LAST summer I purchased trousers from a well known US fashion designer in San Diego. I liked the fit and the price, so I paid and walked away not knowing where they were made or who made them.

Putting the trousers on at home, I was surprised to find out they were actually made in Bahrain.

The vast majority of garments sold in US retail stores are made overseas. US and European fashion designers establish relations with suppliers based on profit, regardless of where the product is made or the working conditions.

The world's little-regulated free trade agreements, competition between fashion designers and the craving of Western consumers for low-cost products traditionally drive the fast-growing outsourcing of textile manufacturing to countries that lack protection for workers and where unions do not exist.

The collapse of the Rana Plaza building in the Savar district of Bangladesh's capital last April, killing more than 1,100 workers, highlighted the plight of exploited garment labourers in Asia.

According to official investigation, the upper four floors of the building were erected without proper permits. Just one day earlier, inspectors ordered the evacuation of the building after uncovering serious structural cracks. However, the victims - half of whom were women and their nursing children - were threatened with having one month's salary (about $50) deducted if they didn't report to work the next day.

About six months earlier, 112 workers were killed in another garment factory in Bangladesh. Two weeks after April's garment factory tragedy, another eight people lost their lives when fire swept through a large clothing factory in Dhaka.

Following the latest incident, human rights organisations initiated a campaign urging Western fashion designers and outlet stores to sign the Fire and Building Safety Accord in Bangladesh. The accord calls for an end to abysmal, unsafe factory conditions and requires a commitment from major Western retailers to invest in renovations and repairs necessary to make buildings safe.

The accord's preamble calls for establishing a fire and building safety programme where "no worker needs to fear fires, building collapses, or other accidents that could be prevented with reasonable health and safety measures".

The pact's five-year commitment requires participating retailers to carry out independent safety inspections of factories and contribute up to $500,000 per year towards safety improvements.

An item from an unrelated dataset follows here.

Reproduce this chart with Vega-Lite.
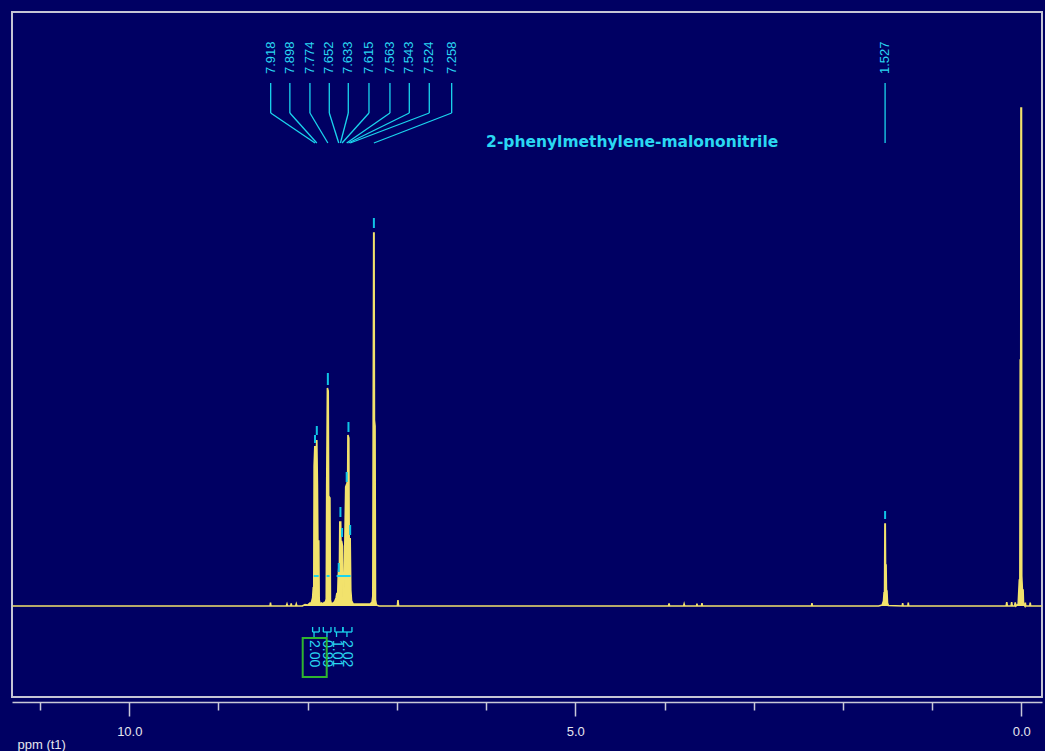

Wistfully, some 14 major American and eight UK fashion retailers refused to endorse the Bangladesh readymade garment agreement. This included three of the largest buyers: Wal-Mart and GAP of the US and Asda of the UK.

It is disgraceful that major American and UK fashion retailers refuse - albeit under superficial pretexts - to sign the 25-point plan ensuring a safe work environment, especially when the cost to these large retailers comes to less than 0.1 per cent of their annual profits.

Labour organisations, trade unions and human rights groups in the EU and North America should bring the fight home and lobby unscrupulous retailers not just to sign the safety plan, but take it a step further and force these sweatshops to abide by internationally accepted labour standards with an eight-hour day - putting an end to modern slavery.

A growing body of evidence has established a clear correlation between long working hours and the risk of occupational injuries.

A US study of over 100,000 job records and over 5,000 workplace injuries for the period 1987 to 2000, carried out by the Centre for Health Policy and Research at the University of Massachusetts, concluded that long working hours "precipitate workplace accidents".